In this pilot, randomized, double-blind study, we compared the effects of policosanol and lovastatin on lipid profile and lipid peroxidation in patients with dyslipidemia and type 2 diabetes mellitus. After 4 weeks on a cholesterol-lowering diet, 36 patients were randomized to policosanol (10 mg/day) or lovastatin (20 mg/day) tablets o.i.d. for 8 weeks. Policosanol significantly (p < 0.001) lowered serum low-density lipoprotein-cholesterol (LDL-C) (29.9%), total cholesterol (21.1%), triglycerides (13.6%) and the LDL-C/high-density lipoprotein-cholesterol (HDL-C) (36.7%) and total cholesterol/HDL-C (28.9%) ratios and significantly (p < 0.01) increased HDL-C (12.5%).

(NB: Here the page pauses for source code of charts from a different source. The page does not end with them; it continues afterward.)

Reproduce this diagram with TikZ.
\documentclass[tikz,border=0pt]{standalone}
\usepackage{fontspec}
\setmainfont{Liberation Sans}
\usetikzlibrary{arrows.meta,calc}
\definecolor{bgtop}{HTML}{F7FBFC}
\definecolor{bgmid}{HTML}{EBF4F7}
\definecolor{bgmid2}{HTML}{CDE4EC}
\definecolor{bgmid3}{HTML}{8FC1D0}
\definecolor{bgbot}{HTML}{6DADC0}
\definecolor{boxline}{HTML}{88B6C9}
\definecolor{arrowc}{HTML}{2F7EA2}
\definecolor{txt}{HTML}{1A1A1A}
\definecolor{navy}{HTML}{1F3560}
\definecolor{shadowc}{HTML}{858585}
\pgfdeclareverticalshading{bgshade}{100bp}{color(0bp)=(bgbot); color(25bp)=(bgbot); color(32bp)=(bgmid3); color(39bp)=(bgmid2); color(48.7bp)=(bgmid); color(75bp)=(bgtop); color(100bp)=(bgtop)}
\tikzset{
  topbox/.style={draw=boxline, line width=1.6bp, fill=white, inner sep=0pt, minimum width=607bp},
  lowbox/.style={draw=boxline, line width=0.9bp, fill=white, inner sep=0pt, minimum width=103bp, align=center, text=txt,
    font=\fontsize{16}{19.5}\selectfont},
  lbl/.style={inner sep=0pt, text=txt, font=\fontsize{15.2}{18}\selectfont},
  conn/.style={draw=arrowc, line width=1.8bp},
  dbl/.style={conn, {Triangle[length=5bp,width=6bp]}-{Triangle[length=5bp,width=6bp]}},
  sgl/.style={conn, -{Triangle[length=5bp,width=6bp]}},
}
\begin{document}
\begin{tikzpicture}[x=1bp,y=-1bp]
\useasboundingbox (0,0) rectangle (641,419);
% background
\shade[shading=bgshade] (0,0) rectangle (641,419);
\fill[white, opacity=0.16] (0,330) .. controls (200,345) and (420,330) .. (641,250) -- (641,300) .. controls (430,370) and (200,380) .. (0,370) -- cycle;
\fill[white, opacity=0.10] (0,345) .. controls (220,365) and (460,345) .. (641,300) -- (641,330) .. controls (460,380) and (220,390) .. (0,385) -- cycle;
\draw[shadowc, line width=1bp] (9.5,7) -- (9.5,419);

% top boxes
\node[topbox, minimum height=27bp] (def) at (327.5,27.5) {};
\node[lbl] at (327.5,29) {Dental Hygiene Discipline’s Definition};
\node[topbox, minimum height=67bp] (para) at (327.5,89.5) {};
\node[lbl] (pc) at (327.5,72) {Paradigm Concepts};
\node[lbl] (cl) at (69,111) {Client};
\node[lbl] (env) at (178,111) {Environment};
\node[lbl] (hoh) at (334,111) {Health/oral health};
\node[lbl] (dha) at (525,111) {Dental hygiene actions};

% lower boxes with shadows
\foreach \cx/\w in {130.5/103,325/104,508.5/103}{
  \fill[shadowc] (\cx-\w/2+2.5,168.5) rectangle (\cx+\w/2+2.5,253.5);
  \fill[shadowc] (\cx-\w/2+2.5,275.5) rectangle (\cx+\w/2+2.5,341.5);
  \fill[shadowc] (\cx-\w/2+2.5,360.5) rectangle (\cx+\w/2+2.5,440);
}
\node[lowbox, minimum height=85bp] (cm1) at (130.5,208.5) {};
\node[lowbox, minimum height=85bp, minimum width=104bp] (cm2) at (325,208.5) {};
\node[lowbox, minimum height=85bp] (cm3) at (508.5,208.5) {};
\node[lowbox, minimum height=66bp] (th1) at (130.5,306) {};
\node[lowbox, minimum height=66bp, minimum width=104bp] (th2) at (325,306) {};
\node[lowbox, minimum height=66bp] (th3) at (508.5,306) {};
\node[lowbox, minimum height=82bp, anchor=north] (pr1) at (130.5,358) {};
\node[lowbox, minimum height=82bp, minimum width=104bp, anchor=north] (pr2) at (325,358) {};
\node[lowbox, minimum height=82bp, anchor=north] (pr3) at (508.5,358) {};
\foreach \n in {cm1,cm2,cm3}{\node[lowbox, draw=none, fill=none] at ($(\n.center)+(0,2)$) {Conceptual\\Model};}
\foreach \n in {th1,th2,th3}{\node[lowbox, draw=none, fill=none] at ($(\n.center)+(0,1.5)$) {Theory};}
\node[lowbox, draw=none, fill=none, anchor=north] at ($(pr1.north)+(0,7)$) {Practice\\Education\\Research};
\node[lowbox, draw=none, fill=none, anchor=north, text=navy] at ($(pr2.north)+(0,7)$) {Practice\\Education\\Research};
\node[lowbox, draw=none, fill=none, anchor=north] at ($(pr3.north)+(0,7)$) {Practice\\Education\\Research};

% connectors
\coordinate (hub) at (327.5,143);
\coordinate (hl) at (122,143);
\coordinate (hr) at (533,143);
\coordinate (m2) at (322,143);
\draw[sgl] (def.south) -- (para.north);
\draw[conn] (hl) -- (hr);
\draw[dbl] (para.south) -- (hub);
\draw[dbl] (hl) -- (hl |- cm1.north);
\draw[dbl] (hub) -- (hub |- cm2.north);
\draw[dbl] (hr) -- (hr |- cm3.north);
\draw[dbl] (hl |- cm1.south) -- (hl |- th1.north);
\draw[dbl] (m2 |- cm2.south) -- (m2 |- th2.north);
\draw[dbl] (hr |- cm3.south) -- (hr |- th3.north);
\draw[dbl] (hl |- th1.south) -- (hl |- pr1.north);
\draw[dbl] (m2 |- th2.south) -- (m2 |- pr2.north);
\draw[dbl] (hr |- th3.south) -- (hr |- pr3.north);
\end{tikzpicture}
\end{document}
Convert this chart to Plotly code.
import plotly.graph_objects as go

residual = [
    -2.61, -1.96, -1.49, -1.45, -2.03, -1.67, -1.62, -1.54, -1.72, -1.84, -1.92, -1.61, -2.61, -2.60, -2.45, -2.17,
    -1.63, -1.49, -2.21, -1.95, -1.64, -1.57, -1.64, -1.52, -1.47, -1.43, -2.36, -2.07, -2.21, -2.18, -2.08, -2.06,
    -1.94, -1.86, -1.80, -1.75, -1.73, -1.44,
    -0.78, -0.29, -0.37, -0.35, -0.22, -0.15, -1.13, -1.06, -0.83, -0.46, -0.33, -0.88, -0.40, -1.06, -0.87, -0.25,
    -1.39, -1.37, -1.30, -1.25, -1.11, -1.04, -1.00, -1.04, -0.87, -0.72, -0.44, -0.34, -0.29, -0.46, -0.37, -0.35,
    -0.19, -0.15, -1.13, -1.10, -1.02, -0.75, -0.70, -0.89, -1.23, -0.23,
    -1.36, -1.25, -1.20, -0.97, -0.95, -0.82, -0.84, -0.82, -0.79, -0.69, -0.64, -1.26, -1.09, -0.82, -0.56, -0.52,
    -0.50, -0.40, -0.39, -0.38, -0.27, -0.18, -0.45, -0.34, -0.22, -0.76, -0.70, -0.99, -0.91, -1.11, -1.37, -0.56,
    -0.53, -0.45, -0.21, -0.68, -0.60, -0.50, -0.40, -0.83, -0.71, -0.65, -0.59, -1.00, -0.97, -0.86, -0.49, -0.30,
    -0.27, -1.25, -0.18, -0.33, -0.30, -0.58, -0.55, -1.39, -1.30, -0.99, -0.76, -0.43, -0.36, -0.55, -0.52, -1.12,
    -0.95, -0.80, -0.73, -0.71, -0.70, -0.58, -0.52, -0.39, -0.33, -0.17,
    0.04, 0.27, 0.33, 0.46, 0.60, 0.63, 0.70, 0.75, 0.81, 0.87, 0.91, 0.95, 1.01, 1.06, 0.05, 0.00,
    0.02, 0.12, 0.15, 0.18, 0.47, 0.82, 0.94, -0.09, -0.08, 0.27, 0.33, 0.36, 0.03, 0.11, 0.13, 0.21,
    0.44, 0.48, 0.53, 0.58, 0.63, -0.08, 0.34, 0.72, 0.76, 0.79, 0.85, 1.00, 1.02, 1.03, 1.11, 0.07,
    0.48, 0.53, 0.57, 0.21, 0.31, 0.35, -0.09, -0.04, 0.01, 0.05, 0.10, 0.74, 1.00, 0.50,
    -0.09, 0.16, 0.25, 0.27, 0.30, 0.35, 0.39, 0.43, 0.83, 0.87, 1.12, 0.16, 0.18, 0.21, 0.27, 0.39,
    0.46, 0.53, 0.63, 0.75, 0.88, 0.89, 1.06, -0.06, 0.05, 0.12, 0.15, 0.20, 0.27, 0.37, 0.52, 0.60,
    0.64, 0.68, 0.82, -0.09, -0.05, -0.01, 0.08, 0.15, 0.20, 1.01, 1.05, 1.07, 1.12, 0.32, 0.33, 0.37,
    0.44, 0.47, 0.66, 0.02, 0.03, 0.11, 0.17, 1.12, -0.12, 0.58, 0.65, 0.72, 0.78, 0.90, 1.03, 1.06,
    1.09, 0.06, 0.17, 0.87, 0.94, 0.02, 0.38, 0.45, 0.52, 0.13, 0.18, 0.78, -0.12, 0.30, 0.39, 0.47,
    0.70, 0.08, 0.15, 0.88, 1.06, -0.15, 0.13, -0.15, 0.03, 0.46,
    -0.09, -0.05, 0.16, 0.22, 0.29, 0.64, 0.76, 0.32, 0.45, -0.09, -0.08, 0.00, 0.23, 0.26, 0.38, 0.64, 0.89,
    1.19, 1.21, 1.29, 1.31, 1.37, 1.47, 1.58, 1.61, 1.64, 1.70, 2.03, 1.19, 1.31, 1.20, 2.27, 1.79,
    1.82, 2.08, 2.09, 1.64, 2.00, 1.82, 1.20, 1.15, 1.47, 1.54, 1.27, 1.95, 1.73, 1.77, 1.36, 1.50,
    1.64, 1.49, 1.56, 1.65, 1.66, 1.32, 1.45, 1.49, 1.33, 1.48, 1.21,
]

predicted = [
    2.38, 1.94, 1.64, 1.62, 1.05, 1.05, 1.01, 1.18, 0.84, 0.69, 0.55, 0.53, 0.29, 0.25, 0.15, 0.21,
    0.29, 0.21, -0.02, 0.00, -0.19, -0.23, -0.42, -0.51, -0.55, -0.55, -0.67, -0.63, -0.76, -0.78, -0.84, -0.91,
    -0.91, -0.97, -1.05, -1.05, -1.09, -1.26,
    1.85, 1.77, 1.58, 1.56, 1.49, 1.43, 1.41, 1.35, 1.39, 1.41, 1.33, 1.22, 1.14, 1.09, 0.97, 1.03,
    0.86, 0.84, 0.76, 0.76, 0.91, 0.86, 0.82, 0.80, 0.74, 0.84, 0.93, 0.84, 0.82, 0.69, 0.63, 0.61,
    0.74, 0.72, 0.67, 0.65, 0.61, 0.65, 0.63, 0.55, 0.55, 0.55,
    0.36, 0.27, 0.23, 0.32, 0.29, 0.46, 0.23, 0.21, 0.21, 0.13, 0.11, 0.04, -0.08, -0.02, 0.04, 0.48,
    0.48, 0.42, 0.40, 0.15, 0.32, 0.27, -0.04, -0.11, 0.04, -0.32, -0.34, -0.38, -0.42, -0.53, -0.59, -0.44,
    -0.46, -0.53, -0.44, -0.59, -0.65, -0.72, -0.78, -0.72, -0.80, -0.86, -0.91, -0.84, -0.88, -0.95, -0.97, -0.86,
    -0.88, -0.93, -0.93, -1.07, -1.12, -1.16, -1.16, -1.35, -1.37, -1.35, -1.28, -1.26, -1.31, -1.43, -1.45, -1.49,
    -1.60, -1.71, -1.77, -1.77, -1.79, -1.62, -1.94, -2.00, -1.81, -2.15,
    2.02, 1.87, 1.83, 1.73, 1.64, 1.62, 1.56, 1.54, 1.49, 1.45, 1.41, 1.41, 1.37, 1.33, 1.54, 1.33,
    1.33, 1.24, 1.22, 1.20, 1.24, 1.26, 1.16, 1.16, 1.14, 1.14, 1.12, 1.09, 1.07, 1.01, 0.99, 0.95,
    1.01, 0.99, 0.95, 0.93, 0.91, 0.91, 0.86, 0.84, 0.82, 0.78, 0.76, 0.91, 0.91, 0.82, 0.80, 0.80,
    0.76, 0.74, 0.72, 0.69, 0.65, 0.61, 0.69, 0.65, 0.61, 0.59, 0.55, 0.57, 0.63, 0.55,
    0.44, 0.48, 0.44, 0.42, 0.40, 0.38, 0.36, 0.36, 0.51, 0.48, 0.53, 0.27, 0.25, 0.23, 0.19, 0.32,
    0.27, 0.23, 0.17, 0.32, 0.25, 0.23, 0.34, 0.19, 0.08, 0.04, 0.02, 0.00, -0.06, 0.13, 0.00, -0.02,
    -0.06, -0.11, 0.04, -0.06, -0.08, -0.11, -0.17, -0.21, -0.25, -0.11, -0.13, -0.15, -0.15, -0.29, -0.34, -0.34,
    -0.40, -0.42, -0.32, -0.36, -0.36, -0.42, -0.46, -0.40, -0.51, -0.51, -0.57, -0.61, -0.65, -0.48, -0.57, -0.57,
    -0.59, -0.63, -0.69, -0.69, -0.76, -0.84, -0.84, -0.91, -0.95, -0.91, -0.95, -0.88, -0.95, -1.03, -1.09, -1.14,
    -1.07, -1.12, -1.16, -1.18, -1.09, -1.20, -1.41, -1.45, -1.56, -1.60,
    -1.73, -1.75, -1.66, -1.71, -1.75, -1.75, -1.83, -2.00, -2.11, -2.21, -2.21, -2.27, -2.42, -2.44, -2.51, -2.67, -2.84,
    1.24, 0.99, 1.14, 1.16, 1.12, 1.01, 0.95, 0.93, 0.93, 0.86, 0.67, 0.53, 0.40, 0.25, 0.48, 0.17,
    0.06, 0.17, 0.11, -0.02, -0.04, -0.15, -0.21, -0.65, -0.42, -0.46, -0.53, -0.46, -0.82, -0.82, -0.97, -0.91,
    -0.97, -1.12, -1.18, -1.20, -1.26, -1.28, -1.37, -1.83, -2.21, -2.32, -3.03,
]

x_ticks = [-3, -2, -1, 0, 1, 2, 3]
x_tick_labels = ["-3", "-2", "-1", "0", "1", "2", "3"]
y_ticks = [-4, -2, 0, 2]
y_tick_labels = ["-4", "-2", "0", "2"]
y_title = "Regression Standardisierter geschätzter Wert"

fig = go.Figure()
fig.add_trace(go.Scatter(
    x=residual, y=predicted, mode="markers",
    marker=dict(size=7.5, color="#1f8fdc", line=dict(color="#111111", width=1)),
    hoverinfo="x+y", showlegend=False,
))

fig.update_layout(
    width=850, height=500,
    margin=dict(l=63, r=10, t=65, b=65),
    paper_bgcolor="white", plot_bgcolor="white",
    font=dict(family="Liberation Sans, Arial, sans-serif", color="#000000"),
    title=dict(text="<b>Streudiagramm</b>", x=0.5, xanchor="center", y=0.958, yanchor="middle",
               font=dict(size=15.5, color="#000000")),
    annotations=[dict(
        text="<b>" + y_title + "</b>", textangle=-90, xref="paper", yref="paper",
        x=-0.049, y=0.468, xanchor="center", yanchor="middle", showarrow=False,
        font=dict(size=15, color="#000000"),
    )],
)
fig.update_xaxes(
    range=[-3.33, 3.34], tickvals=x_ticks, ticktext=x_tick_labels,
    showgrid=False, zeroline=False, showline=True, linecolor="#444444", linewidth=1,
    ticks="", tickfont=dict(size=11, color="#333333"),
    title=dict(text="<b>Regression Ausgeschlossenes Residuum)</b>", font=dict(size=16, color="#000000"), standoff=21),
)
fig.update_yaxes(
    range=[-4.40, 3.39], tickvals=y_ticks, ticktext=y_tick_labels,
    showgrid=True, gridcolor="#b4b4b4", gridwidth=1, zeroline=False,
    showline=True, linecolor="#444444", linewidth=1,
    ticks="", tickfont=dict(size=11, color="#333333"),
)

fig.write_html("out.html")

Lovastatin significantly (p < 0.001) lowered LDL-C (25%), total cholesterol (18%), triglycerides (10.9%) and the LDL-C/HDL-C (30.4%) and total cholesterol/HDL-C ratios (23.9%) and significantly (p < 0.01) raised HDL-C (8.3%). Policosanol was more effective (p < 0.05) than lovastatin in reducing both ratios and in increasing (p < 0.05) HDL-C. Policosanol, but not lovastatin, significantly raised the lag time (20.9%) of Cu+2-induced LDL peroxidation and total plasma antioxidant activity (24.2%) (p < 0.05). Both policosanol and lovastatin significantly decreased the propagation rate (41.9% and 41.6% respectively, p < 0.001), maximal diene production (8.3% and 5.7%) and plasma levels of thiobarbituric acid reactive substances (9.7% and 11.5%, p < 0.001). Both treatments were well tolerated. Only one patient in the lovastatin group withdrew from the trial due to adverse events. In conclusion, policosanol and lovastatin administered short term to patients with dyslipidemia secondary to type 2 diabetes were effective in lowering cholesterol and in inhibiting the extent of lipid peroxidation. Policosanol (10 mg/day) was slightly more effective than lovastatin (20 mg/day) in reducing the LDL-C/HDL-C and total cholesterol/HDL-C ratios, in increasing HDL-C levels and in preventing LDL oxidation. Nevertheless, since this was a pilot study, further clinical studies performed in larger sample sizes of diabetic patients are needed for definitive conclusions.